Author Philip Hoelzel's inspiration for this book came from watching, The Salt of the Earth, a documentary about the life of photographer and humanitarian Sebastião Salgado, and then visiting Salgado's childhood home in Aimorés, Brazil. There Salgado and his wife Lélia created Instituto Terra, an environmental education center at which they and their allies replanted about seven hundred soccer fields' worth (!) of native trees.

The book gives readers a snapshot of Salgado's childhood on his parents' farm in the vast Mata Atlântica forest where, after finishing his chores, he could explore paradise: "He swam with the caimans and played under a waterfall. He trotted his horse through the forest while anteaters, tropical birds, and ocelots peered at him through the foliage."

Sebastião studied economics in São Paulo "to help people get the food, shelter, and money they needed to thrive." Political turmoil forced him and Lélia to move to Paris, where in a pivotal moment he purchased a camera to take photos for a class. Illustrator Renato Alarcão shows him experimenting with the camera and then a burst of light in the middle of his forehead as he realizes that he can use light to illuminate subjects.

Matching this newfound insight with his passion to help marginalized people, Salgado became an internationally acclaimed photojournalist, often photographing people in desperate circumstances. "Anything that hurts my heart or makes me happy, I want to see it and photograph it," he said. But when he covered the civil war in Rwanda, the death and violence made him ill. He put down his camera and returned to Brazil with Lélia.

When they arrived at his childhood farm, they found it in ruins. This sight could easily have driven them into further despair, but instead they decided to rebuild paradise.
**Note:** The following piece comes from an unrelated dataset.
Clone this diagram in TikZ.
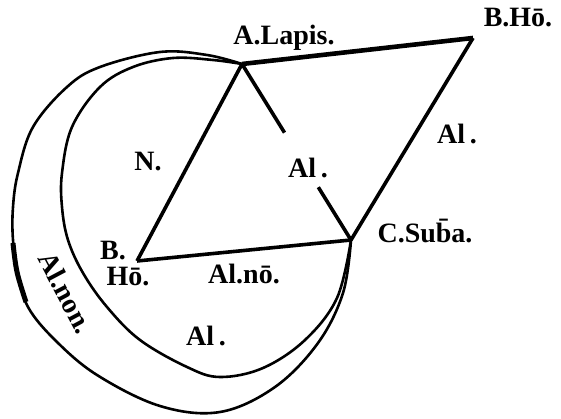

Aimed at readers ages six to nine, this book will move the hearts of older readers, too. The illustrations — for instance, rain-forest plants twining through the silhouettes of Sebastião and Lélia as they embrace — capture the beauty and the hopefulness of their lives, even while many offer a child-sized glimpse of the suffering they witnessed.

The book concludes with an Author's Note, grateful acknowledgments, and information about both Instituto Terra and the vast Mata Atlântica, home to 52 percent of tree species and 92 percent of amphibians that are found nowhere else on Earth. This larger context underscores how invaluable Sebastião and Lélia's restoration work really is.